Employees in those positions process claims from manufacturers delivering goods directly to stores or manage an individual store’s daily cash flow, among other tasks. Those positions are often some of the highest paid hourly workers in the stores and are mostly held by long-term employees. Wal-Mart tested the change in about 500 stores earlier this year, mostly west of Colorado.

Most of the displaced employees are being offered customer-facing roles, but some of those that take other positions could see their salary go down. Wal-Mart is rapidly expanding a service that lets shoppers order groceries online and pick them up curbside. That means it needs employees to pull produce off shelves, pack orders and deliver them to a customer’s car, jobs that didn’t exist three years ago.

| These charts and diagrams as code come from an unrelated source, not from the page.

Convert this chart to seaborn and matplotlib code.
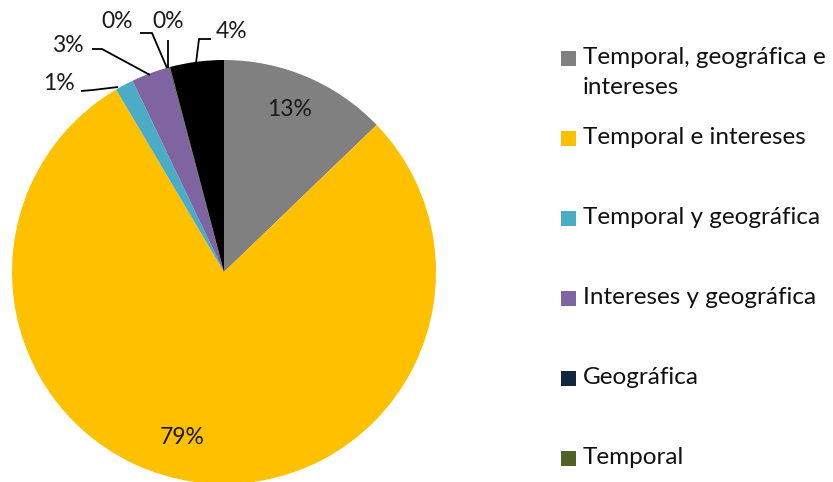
import matplotlib
matplotlib.use("Agg")
import matplotlib.pyplot as plt
import seaborn as sns
from matplotlib.patches import Rectangle

sns.set_theme(style="white")
plt.rcParams['font.family'] = ['Lato', 'DejaVu Sans']

categories = ["Temporal, geográfica e\nintereses", "Temporal e intereses",
              "Temporal y geográfica", "Intereses y geográfica",
              "Geográfica", "Temporal", "Otra"]
values = [12.8, 78.7, 1.4, 2.9, 0.05, 0.05, 4.1]
labels = ["13%", "79%", "1%", "3%", "0%", "0%", "4%"]
colors = ["#808080", "#FFC000", "#4BACC6", "#8064A2", "#14263F", "#4F6228", "#000000"]
legend_count = 6

W, H = 833, 482
cx, cy, R = 224, 272, 212
fig = plt.figure(figsize=(W / 100, H / 100), dpi=100)
ax = fig.add_axes([0, 0, 1, 1])

def d(px, py):
    return ((px - cx) / R, (cy - py) / R)

ax.pie(values, colors=colors, startangle=90, counterclock=False, radius=1,
       wedgeprops=dict(linewidth=0))
ax.set_xlim(-cx / R, (W - cx) / R)
ax.set_ylim((cy - H) / R, cy / R)
ax.set_aspect('auto')
ax.axis('off')

fs_lab = 16.5
fs_leg = 17.5
# inside labels
for lab, (px, py) in [(labels[0], (290, 109)), (labels[1], (182, 437))]:
    ax.text(*d(px, py), lab, ha='center', va='center', fontsize=fs_lab, color='#1a1a1a')

# outside labels with leader lines: label pos, leader polyline in pixels
outside = [
    (labels[2], (59, 83), [(81, 91), (93, 90), (118, 87)]),
    (labels[3], (68, 45), [(92, 49), (102, 49), (150, 75)]),
    (labels[4], (117, 22), [(140, 33), (152, 33), (167, 68)]),
    (labels[5], (168, 21), [(168, 40), (168, 68)]),
    (labels[6], (232, 32), [(211, 39), (199, 39), (196, 63)]),
]
for lab, (px, py), pts in outside:
    ax.text(*d(px, py), lab, ha='center', va='center', fontsize=fs_lab, color='#1a1a1a')
    xs = [d(*p)[0] for p in pts]
    ys = [d(*p)[1] for p in pts]
    ax.plot(xs, ys, color='black', lw=1.3, solid_capstyle='butt')

# legend (manual, Excel-like)
leg_y = [58, 138, 218, 298, 378, 458]
sq = 15
for i in range(legend_count):
    y = leg_y[i]
    fig.patches.append(Rectangle((561 / W, 1 - (y + sq / 2) / H), sq / W, sq / H,
                                 transform=fig.transFigure, facecolor=colors[i],
                                 edgecolor='none'))
    for j, line in enumerate(categories[i].split("\n")):
        fig.text(583 / W, 1 - (y + 30 * j) / H, line, ha='left', va='center',
                 fontsize=fs_leg, color='#111111')

fig.savefig("out.png", dpi=100)
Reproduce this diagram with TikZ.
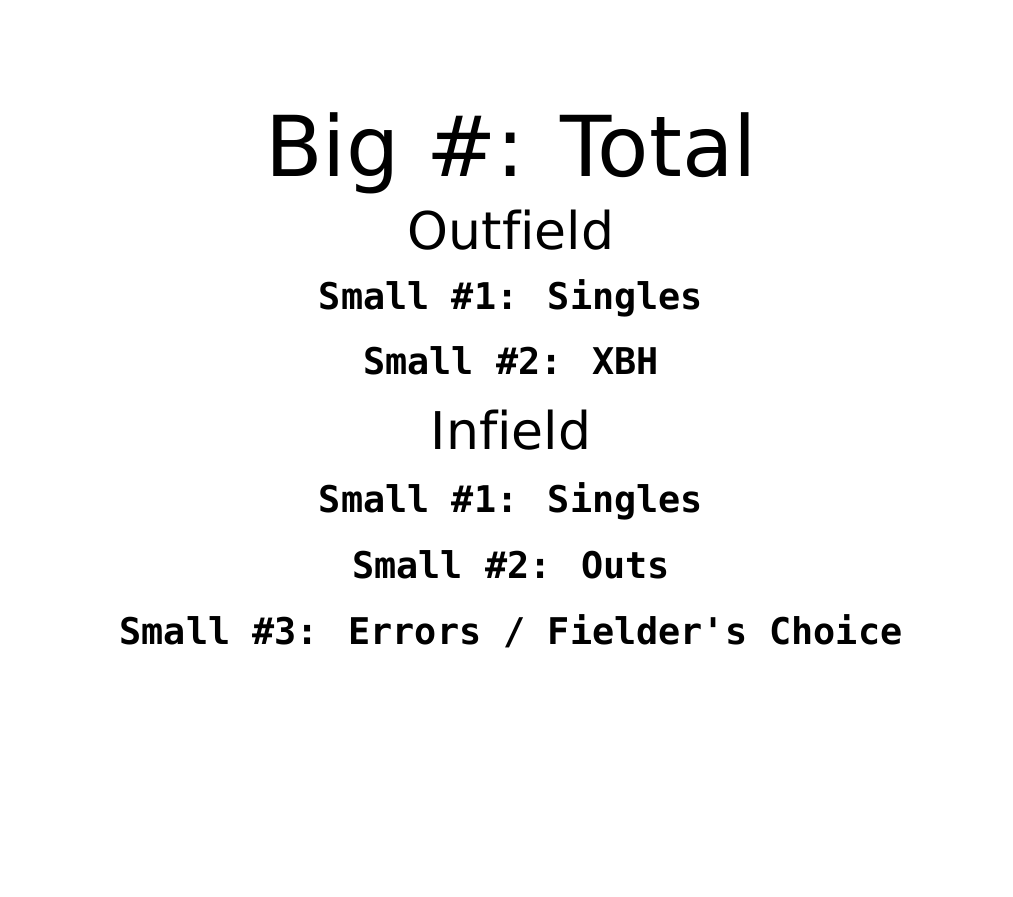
\documentclass[tikz,border=0pt]{standalone}
\usepackage{fontspec}
\setmainfont{DejaVu Sans}[Ligatures=NoCommon]
\newfontfamily\rowfont{DejaVu Sans Mono}
\usetikzlibrary{positioning}

\begin{document}
\begin{tikzpicture}[x=0.5pt, y=0.5pt,
    title/.style={inner sep=0pt, anchor=base, font=\fontsize{42}{46}\selectfont},
    heading/.style={inner sep=0pt, anchor=base, font=\fontsize{26}{30}\selectfont},
    row/.style={inner sep=0pt, anchor=base, font=\rowfont\bfseries\fontsize{18.4}{22}\selectfont}
]
    \useasboundingbox (0,0) rectangle (1013,-897);

    \node[title] (big total) at (511,-177) {Big \#: Total};

    % outfield
    \node[heading, below=36.5pt of big total.base, anchor=base] (outfield) {Outfield};
    \node[row, below=30pt of outfield.base, anchor=base] (out singles) {Small \#1: Singles};
    \node[row, below=32.5pt of out singles.base, anchor=base] (out xbh) {Small \#2: XBH};

    % infield
    \node[heading, below=37.5pt of out xbh.base, anchor=base] (infield) {Infield};
    \node[row, below=31.5pt of infield.base, anchor=base] (in singles) {Small \#1: Singles};
    \node[row, below=33pt of in singles.base, anchor=base] (in outs) {Small \#2: Outs};
    \node[row, below=33pt of in outs.base, anchor=base] (in errors) {Small \#3: Errors / Fielder's Choice};
\end{tikzpicture}
\end{document}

Wal-Mart is currently the largest private employer in the U.S. Wal-Mart currently employs 1.4 million people in the U.S. In many small towns and rural areas, the Wal-Mart store can be one of the largest employers. A typical Wal-Mart Supercenter employs hundreds of people from cashiers and cart wranglers to store managers. A busy location might see around $100 million in annual sales.

Wal-Mart has spent $2.7 billion on raises for store workers over the past two calendar years. Last year, the company announced that it was increasing its starting wage for store employees to $9 an hour, or about $18,700 a year, for a full-time employee. New hires can earn $10 an hour after completing a six-month training program.

The company is also spending heavily to make its stores more pleasant places to shop. At its annual shareholder meeting in June, the company said that customer satisfaction scores had risen 79 weeks in a row. Wal-Mart’s comparable-store sales have risen for eight straight quarters. Store traffic has improved for seven straight quarters.